→ MATERIAL PROVIDED
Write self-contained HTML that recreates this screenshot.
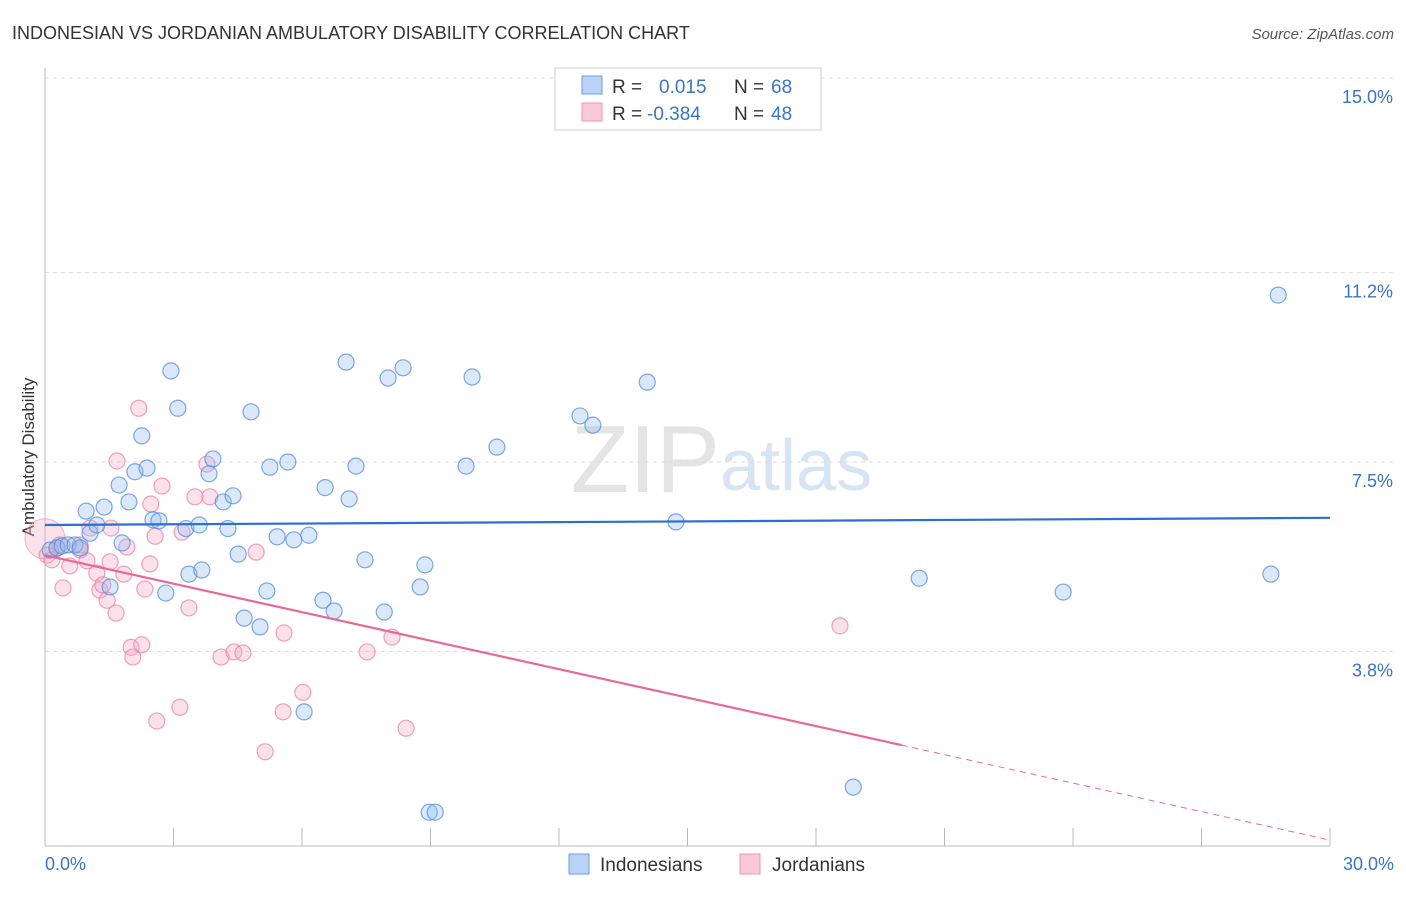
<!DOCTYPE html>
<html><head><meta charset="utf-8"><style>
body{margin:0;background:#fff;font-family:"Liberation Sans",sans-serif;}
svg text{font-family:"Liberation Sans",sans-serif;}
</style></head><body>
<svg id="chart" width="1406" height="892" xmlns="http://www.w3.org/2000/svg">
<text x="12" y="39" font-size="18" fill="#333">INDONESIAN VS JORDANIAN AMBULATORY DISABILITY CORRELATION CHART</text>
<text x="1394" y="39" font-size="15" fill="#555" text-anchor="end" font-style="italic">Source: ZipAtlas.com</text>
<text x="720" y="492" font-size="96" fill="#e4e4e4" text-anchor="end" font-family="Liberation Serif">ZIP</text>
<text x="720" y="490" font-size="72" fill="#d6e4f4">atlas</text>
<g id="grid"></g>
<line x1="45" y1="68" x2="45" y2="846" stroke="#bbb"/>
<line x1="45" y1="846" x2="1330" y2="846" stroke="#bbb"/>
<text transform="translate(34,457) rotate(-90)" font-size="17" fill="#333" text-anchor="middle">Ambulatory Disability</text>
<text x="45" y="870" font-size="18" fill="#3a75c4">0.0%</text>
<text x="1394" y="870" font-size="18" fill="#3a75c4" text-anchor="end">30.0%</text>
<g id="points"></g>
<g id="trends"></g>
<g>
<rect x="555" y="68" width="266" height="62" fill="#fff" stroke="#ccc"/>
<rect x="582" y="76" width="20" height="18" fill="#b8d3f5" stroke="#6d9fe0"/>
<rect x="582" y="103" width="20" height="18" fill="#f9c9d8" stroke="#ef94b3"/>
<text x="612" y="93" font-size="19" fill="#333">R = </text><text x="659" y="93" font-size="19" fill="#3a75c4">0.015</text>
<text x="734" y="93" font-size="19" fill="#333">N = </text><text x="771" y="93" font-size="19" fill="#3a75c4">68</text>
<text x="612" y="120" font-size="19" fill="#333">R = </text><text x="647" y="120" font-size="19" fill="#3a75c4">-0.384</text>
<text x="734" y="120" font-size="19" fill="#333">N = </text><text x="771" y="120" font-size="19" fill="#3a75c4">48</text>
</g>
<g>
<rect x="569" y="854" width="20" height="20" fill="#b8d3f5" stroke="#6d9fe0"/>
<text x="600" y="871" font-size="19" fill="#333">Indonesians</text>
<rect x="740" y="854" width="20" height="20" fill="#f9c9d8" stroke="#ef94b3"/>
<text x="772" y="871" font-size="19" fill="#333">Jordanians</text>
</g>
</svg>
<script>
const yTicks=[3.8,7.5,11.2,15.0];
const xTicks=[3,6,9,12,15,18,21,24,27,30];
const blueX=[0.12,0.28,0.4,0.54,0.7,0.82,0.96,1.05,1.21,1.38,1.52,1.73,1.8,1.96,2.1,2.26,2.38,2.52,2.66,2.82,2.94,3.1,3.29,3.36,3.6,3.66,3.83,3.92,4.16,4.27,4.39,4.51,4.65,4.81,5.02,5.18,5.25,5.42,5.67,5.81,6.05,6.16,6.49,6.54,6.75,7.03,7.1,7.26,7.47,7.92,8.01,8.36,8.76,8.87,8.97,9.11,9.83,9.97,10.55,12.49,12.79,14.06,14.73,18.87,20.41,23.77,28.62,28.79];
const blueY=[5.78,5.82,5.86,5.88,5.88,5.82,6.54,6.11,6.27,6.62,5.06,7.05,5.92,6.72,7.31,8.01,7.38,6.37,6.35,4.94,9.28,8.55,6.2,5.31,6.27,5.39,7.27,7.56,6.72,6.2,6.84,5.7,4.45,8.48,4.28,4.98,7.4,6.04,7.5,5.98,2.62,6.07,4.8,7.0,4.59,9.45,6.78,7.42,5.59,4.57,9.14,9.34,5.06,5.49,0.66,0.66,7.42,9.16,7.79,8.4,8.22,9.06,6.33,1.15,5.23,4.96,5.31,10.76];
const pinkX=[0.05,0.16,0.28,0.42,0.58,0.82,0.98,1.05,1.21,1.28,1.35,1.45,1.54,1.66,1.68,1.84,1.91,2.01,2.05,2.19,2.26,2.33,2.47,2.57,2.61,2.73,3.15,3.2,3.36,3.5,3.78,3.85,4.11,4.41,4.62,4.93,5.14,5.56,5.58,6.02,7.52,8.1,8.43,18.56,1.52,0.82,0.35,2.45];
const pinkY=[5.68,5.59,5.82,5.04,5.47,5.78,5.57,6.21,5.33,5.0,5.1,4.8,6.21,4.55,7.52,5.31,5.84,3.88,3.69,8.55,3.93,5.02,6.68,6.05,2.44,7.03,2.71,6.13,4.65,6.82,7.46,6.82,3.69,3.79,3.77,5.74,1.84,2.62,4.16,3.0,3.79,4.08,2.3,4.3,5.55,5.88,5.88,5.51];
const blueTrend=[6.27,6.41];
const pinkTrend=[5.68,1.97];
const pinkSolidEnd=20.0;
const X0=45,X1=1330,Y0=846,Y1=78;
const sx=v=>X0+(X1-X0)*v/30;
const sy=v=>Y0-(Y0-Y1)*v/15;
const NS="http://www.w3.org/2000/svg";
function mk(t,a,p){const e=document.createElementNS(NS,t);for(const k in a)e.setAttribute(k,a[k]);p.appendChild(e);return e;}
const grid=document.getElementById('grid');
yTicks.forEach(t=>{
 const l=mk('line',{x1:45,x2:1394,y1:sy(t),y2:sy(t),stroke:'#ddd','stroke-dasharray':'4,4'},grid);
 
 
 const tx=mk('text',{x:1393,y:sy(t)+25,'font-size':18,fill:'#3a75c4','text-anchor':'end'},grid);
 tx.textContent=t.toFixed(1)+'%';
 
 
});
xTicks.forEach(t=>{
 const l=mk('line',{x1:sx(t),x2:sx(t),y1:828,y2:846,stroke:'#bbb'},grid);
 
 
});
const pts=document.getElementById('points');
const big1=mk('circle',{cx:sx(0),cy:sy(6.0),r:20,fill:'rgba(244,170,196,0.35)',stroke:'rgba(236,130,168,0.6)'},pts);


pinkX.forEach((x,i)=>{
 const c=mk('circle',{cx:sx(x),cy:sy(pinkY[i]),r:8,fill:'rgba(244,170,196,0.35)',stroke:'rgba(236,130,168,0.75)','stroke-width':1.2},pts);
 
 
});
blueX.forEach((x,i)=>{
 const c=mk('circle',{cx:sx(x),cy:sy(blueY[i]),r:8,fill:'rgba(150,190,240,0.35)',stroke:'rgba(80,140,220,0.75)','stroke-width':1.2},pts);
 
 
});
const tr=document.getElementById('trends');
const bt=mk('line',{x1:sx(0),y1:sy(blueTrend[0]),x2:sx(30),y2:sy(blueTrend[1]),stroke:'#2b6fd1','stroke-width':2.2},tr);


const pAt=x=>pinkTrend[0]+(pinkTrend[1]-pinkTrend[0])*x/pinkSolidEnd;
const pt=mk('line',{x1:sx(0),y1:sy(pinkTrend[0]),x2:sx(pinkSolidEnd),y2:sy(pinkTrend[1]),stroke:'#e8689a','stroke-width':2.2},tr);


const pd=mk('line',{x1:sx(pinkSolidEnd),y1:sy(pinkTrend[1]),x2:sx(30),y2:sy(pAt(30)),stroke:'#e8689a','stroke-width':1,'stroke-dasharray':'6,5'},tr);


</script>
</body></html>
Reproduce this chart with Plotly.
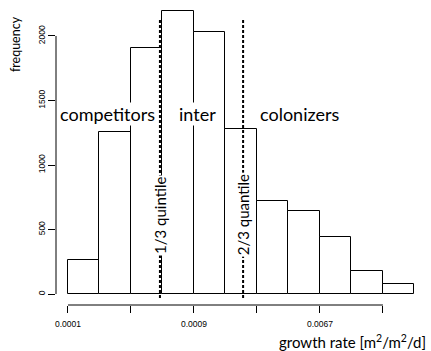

→ TASK GOAL
Write the material out again exactly as it appears, dropping the pictures.

→ COMPLETE OUTPUT
Write self-contained HTML that recreates this screenshot.
<!DOCTYPE html>
<html><head><meta charset="utf-8"><style>
body{margin:0;background:#fff;font-family:"Liberation Sans",sans-serif;}
svg text{font-family:"Liberation Sans",sans-serif;}
</style></head><body>
<svg id="chart" width="1406" height="892" xmlns="http://www.w3.org/2000/svg">
<text x="12" y="39" font-size="18" fill="#333">INDONESIAN VS JORDANIAN AMBULATORY DISABILITY CORRELATION CHART</text>
<text x="1394" y="39" font-size="15" fill="#555" text-anchor="end" font-style="italic">Source: ZipAtlas.com</text>
<text x="720" y="492" font-size="96" fill="#e4e4e4" text-anchor="end" font-family="Liberation Serif">ZIP</text>
<text x="720" y="490" font-size="72" fill="#d6e4f4">atlas</text>
<g id="grid"></g>
<line x1="45" y1="68" x2="45" y2="846" stroke="#bbb"/>
<line x1="45" y1="846" x2="1330" y2="846" stroke="#bbb"/>
<text transform="translate(34,457) rotate(-90)" font-size="17" fill="#333" text-anchor="middle">Ambulatory Disability</text>
<text x="45" y="870" font-size="18" fill="#3a75c4">0.0%</text>
<text x="1394" y="870" font-size="18" fill="#3a75c4" text-anchor="end">30.0%</text>
<g id="points"></g>
<g id="trends"></g>
<g>
<rect x="555" y="68" width="266" height="62" fill="#fff" stroke="#ccc"/>
<rect x="582" y="76" width="20" height="18" fill="#b8d3f5" stroke="#6d9fe0"/>
<rect x="582" y="103" width="20" height="18" fill="#f9c9d8" stroke="#ef94b3"/>
<text x="612" y="93" font-size="19" fill="#333">R = </text><text x="659" y="93" font-size="19" fill="#3a75c4">0.015</text>
<text x="734" y="93" font-size="19" fill="#333">N = </text><text x="771" y="93" font-size="19" fill="#3a75c4">68</text>
<text x="612" y="120" font-size="19" fill="#333">R = </text><text x="647" y="120" font-size="19" fill="#3a75c4">-0.384</text>
<text x="734" y="120" font-size="19" fill="#333">N = </text><text x="771" y="120" font-size="19" fill="#3a75c4">48</text>
</g>
<g>
<rect x="569" y="854" width="20" height="20" fill="#b8d3f5" stroke="#6d9fe0"/>
<text x="600" y="871" font-size="19" fill="#333">Indonesians</text>
<rect x="740" y="854" width="20" height="20" fill="#f9c9d8" stroke="#ef94b3"/>
<text x="772" y="871" font-size="19" fill="#333">Jordanians</text>
</g>
</svg>
<script>
const yTicks=[3.8,7.5,11.2,15.0];
const xTicks=[3,6,9,12,15,18,21,24,27,30];
const blueX=[0.12,0.28,0.4,0.54,0.7,0.82,0.96,1.05,1.21,1.38,1.52,1.73,1.8,1.96,2.1,2.26,2.38,2.52,2.66,2.82,2.94,3.1,3.29,3.36,3.6,3.66,3.83,3.92,4.16,4.27,4.39,4.51,4.65,4.81,5.02,5.18,5.25,5.42,5.67,5.81,6.05,6.16,6.49,6.54,6.75,7.03,7.1,7.26,7.47,7.92,8.01,8.36,8.76,8.87,8.97,9.11,9.83,9.97,10.55,12.49,12.79,14.06,14.73,18.87,20.41,23.77,28.62,28.79];
const blueY=[5.78,5.82,5.86,5.88,5.88,5.82,6.54,6.11,6.27,6.62,5.06,7.05,5.92,6.72,7.31,8.01,7.38,6.37,6.35,4.94,9.28,8.55,6.2,5.31,6.27,5.39,7.27,7.56,6.72,6.2,6.84,5.7,4.45,8.48,4.28,4.98,7.4,6.04,7.5,5.98,2.62,6.07,4.8,7.0,4.59,9.45,6.78,7.42,5.59,4.57,9.14,9.34,5.06,5.49,0.66,0.66,7.42,9.16,7.79,8.4,8.22,9.06,6.33,1.15,5.23,4.96,5.31,10.76];
const pinkX=[0.05,0.16,0.28,0.42,0.58,0.82,0.98,1.05,1.21,1.28,1.35,1.45,1.54,1.66,1.68,1.84,1.91,2.01,2.05,2.19,2.26,2.33,2.47,2.57,2.61,2.73,3.15,3.2,3.36,3.5,3.78,3.85,4.11,4.41,4.62,4.93,5.14,5.56,5.58,6.02,7.52,8.1,8.43,18.56,1.52,0.82,0.35,2.45];
const pinkY=[5.68,5.59,5.82,5.04,5.47,5.78,5.57,6.21,5.33,5.0,5.1,4.8,6.21,4.55,7.52,5.31,5.84,3.88,3.69,8.55,3.93,5.02,6.68,6.05,2.44,7.03,2.71,6.13,4.65,6.82,7.46,6.82,3.69,3.79,3.77,5.74,1.84,2.62,4.16,3.0,3.79,4.08,2.3,4.3,5.55,5.88,5.88,5.51];
const blueTrend=[6.27,6.41];
const pinkTrend=[5.68,1.97];
const pinkSolidEnd=20.0;
const X0=45,X1=1330,Y0=846,Y1=78;
const sx=v=>X0+(X1-X0)*v/30;
const sy=v=>Y0-(Y0-Y1)*v/15;
const NS="http://www.w3.org/2000/svg";
function mk(t,a,p){const e=document.createElementNS(NS,t);for(const k in a)e.setAttribute(k,a[k]);p.appendChild(e);return e;}
const grid=document.getElementById('grid');
yTicks.forEach(t=>{
 const l=mk('line',{x1:45,x2:1394,y1:sy(t),y2:sy(t),stroke:'#ddd','stroke-dasharray':'4,4'},grid);
 
 
 const tx=mk('text',{x:1393,y:sy(t)+25,'font-size':18,fill:'#3a75c4','text-anchor':'end'},grid);
 tx.textContent=t.toFixed(1)+'%';
 
 
});
xTicks.forEach(t=>{
 const l=mk('line',{x1:sx(t),x2:sx(t),y1:828,y2:846,stroke:'#bbb'},grid);
 
 
});
const pts=document.getElementById('points');
const big1=mk('circle',{cx:sx(0),cy:sy(6.0),r:20,fill:'rgba(244,170,196,0.35)',stroke:'rgba(236,130,168,0.6)'},pts);


pinkX.forEach((x,i)=>{
 const c=mk('circle',{cx:sx(x),cy:sy(pinkY[i]),r:8,fill:'rgba(244,170,196,0.35)',stroke:'rgba(236,130,168,0.75)','stroke-width':1.2},pts);
 
 
});
blueX.forEach((x,i)=>{
 const c=mk('circle',{cx:sx(x),cy:sy(blueY[i]),r:8,fill:'rgba(150,190,240,0.35)',stroke:'rgba(80,140,220,0.75)','stroke-width':1.2},pts);
 
 
});
const tr=document.getElementById('trends');
const bt=mk('line',{x1:sx(0),y1:sy(blueTrend[0]),x2:sx(30),y2:sy(blueTrend[1]),stroke:'#2b6fd1','stroke-width':2.2},tr);


const pAt=x=>pinkTrend[0]+(pinkTrend[1]-pinkTrend[0])*x/pinkSolidEnd;
const pt=mk('line',{x1:sx(0),y1:sy(pinkTrend[0]),x2:sx(pinkSolidEnd),y2:sy(pinkTrend[1]),stroke:'#e8689a','stroke-width':2.2},tr);


const pd=mk('line',{x1:sx(pinkSolidEnd),y1:sy(pinkTrend[1]),x2:sx(30),y2:sy(pAt(30)),stroke:'#e8689a','stroke-width':1,'stroke-dasharray':'6,5'},tr);


</script>
</body></html>
Reproduce this chart with Plotly.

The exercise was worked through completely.